I'm not a morning person but waking up to this beautiful view for our second day in Japan perked me up instantly.
I had to rush breakfast but I still managed to grab a few plates...
|The sausages were outstanding.|
|A Japanese breakfast isn't complete without fish cakes.|
|My travel partner Murtle said that this cup of bean sprouts was the best she's ever had.|
So thoughtful of the Hirado Kishotei staff to bid us goodbye. The gesture was much appreciated.
Our morning was first spent in the city of Sasebo to cruise the Kujishima Islands.
The Pearl Queen was our transportation of choice with the trip lasting 50 minutes.
One can opt to enjoy the views comfortably inside the ship.
But most braved the strong cold winds to get a better feel of the islands.
There are some 208 islands along the 25km coastline stretching from Sasebo to Hirado, but coming from the Philippines where beautiful islands are aplenty, the scenery was nothing new. What made the trip worthwhile were the fresh air and cold weather.
After cruising the Kujikushima Islands, we then traveled to Nagasaki City where we stopped at Sonoda Shinju Nagasaki for a simple lunch.

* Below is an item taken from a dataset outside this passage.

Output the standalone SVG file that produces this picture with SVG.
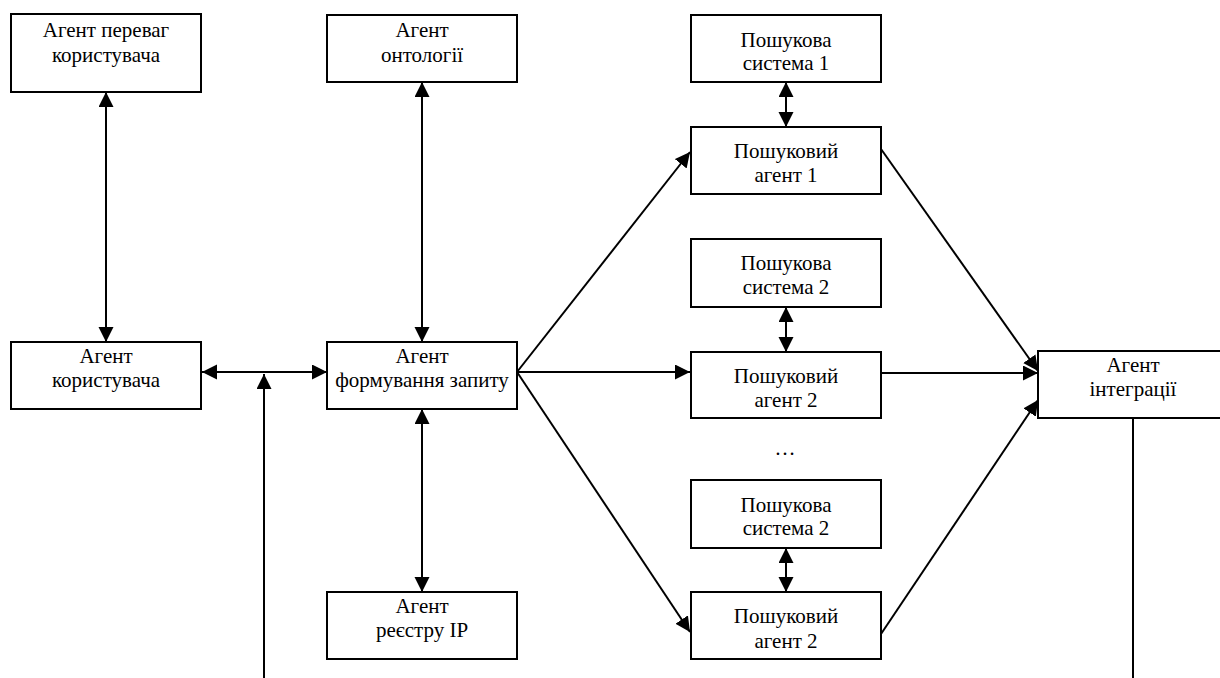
<svg xmlns="http://www.w3.org/2000/svg" width="1220" height="678" viewBox="0 0 1220 678">
<style>
.box{fill:#fff;stroke:#000;stroke-width:2}
text{font-family:'Liberation Serif','Times New Roman',serif;font-size:21px;fill:#000;text-anchor:middle}
.c{stroke:#000;stroke-width:2;fill:none}
</style>
<defs>
<marker id="ah" markerUnits="userSpaceOnUse" markerWidth="16" markerHeight="16" refX="15" refY="7.5" orient="auto-start-reverse" viewBox="0 0 16 16">
<path d="M0,0 L15,7.5 L0,15 z" fill="#000"/>
</marker>
</defs>
<rect width="1220" height="678" fill="#fff"/>
<g id="connectors">
<line class="c" x1="106" y1="92" x2="106" y2="342" marker-start="url(#ah)" marker-end="url(#ah)"/>
<line class="c" x1="422" y1="82" x2="422" y2="342" marker-start="url(#ah)" marker-end="url(#ah)"/>
<line class="c" x1="422" y1="409" x2="422" y2="592" marker-start="url(#ah)" marker-end="url(#ah)"/>
<line class="c" x1="202" y1="372" x2="327" y2="372" marker-start="url(#ah)" marker-end="url(#ah)"/>
<line class="c" x1="264" y1="678" x2="264" y2="374" marker-end="url(#ah)"/>
<line class="c" x1="517" y1="372" x2="690" y2="152" marker-end="url(#ah)"/>
<line class="c" x1="517" y1="372" x2="690" y2="372" marker-end="url(#ah)"/>
<line class="c" x1="517" y1="372" x2="690" y2="632" marker-end="url(#ah)"/>
<line class="c" x1="786" y1="82" x2="786" y2="127" marker-start="url(#ah)" marker-end="url(#ah)"/>
<line class="c" x1="786" y1="307" x2="786" y2="352" marker-start="url(#ah)" marker-end="url(#ah)"/>
<line class="c" x1="786" y1="548" x2="786" y2="592" marker-start="url(#ah)" marker-end="url(#ah)"/>
<line class="c" x1="881" y1="149" x2="1038" y2="371" marker-end="url(#ah)"/>
<line class="c" x1="875" y1="373" x2="1038" y2="373" marker-end="url(#ah)"/>
<line class="c" x1="881" y1="634" x2="1038" y2="400" marker-end="url(#ah)"/>
<line class="c" x1="1133" y1="418" x2="1133" y2="678"/>
</g>
<g id="n_prefs">
<rect class="box" x="11" y="14" width="190" height="78"/>
<text x="106" y="37">Агент переваг</text>
<text x="106" y="62">користувача</text>
</g>
<g id="n_ontology">
<rect class="box" x="327" y="15" width="190" height="67"/>
<text x="422" y="37">Агент</text>
<text x="422" y="62">онтології</text>
</g>
<g id="n_user">
<rect class="box" x="11" y="342" width="190" height="67"/>
<text x="106" y="363">Агент</text>
<text x="106" y="387">користувача</text>
</g>
<g id="n_query">
<rect class="box" x="327" y="342" width="190" height="67"/>
<text x="422" y="363">Агент</text>
<text x="422" y="387">формування запиту</text>
</g>
<g id="n_registry">
<rect class="box" x="327" y="592" width="190" height="67"/>
<text x="422" y="613">Агент</text>
<text x="422" y="637">реєстру IP</text>
</g>
<g id="n_sys1">
<rect class="box" x="691" y="15" width="190" height="67"/>
<text x="786" y="47">Пошукова</text>
<text x="786" y="70">система 1</text>
</g>
<g id="n_agent1">
<rect class="box" x="691" y="127" width="190" height="67"/>
<text x="786" y="158">Пошуковий</text>
<text x="786" y="182">агент 1</text>
</g>
<g id="n_sys2">
<rect class="box" x="691" y="239" width="190" height="68"/>
<text x="786" y="270">Пошукова</text>
<text x="786" y="294">система 2</text>
</g>
<g id="n_agent2">
<rect class="box" x="691" y="352" width="190" height="66"/>
<text x="786" y="383">Пошуковий</text>
<text x="786" y="407">агент 2</text>
</g>
<g id="n_dots">
<text x="785" y="455">…</text>
</g>
<g id="n_sys2b">
<rect class="box" x="691" y="480" width="190" height="68"/>
<text x="786" y="512">Пошукова</text>
<text x="786" y="535">система 2</text>
</g>
<g id="n_agent2b">
<rect class="box" x="691" y="592" width="190" height="67"/>
<text x="786" y="623">Пошуковий</text>
<text x="786" y="648">агент 2</text>
</g>
<g id="n_integration">
<rect class="box" x="1038" y="351" width="190" height="67"/>
<text x="1133" y="372">Агент</text>
<text x="1133" y="396">інтеграції</text>
</g>
</svg>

|noodles, soup, chicken curry, shrimp with chill, and fish with sweet and sour sauce|
With lunch finished, we headed to the Nagasaki Atomic Bomb Museum which was opened in 1996 as part of the 50th anniversary projects of the atomic bombing in Nagasaki.
At 11:02 a.m. on August 9, 1945, an atomic bomb was dropped on Nagasaki. Picture below is a clock that was found in a house near the Sanno Shrine, which was approximately 800 meters away from the center of the blast.
This is the life size model of the atomic bomb that was dropped on Nagasaki. When the atomic bomb exploded, its energy emission was equivalent to 21 kilotons of TNT.
The energy released from the explosion is said to have consisted of 50% blast, 35% heat rays, and 15% radiation. It inevitably caused serious destruction to the city and its people.
When all was said and done, out of the 240,000 residents of Nagasaki, 73,884 were killed with another 74,909 injured. It is such a reminder that war is never the answer.
The museum put us in a pensive mood but we didn't have much time to reflect because we rushed to our next destination. We had to climb a steep street,
and pass by Oura Cathedral, Japan's oldest gothic style cathedral,
to reach Glover Garden. Glover Garden, also known as the Madame Butterfly house, was built by Scottish entrepreneur Thomas Blake Glover in 1863.
We were not given much time to explore the entire estate and these are the only pictures worth sharing:
|Statue of Tamaki Miura|
The Glover Garden visit was a blur because we had to catch the last ferry out of Nagasaki.
Travel time from Nagasaki to our next city Kumamoto was about 40 minutes, so we all got off the tour bus and made ourselves comfortable inside the ferry.
Inside, I watched sumo wrestlers fight.
Action was so captivating that time flew by so fast!
Upon reaching Kumamoto, we went straight to our hotel, Hotel Nikko Kumamoto where Christmas was already in the air.
|A Real Fireplace|
Dinner was at Hotel Nikko's Japanese restaurant Benkay where we had a traditional kaiseki meal.
Kaiseki is a multi-course Japanese dinner consisting of small and often artistically prepared dishes.
|Appetizer 1: Vegetable with Roe|
|Appetizer 2: Steamed Egg|
|Appetizer 3: Sashimi|
It was another heavy dinner, so we decided to walk the streets of Kumamoto in the hopes of burning a few calories.
We reached a shopping street near the hotel but most stores were already closed.
There was nothing else to do at Kumamoto so we retired to our room.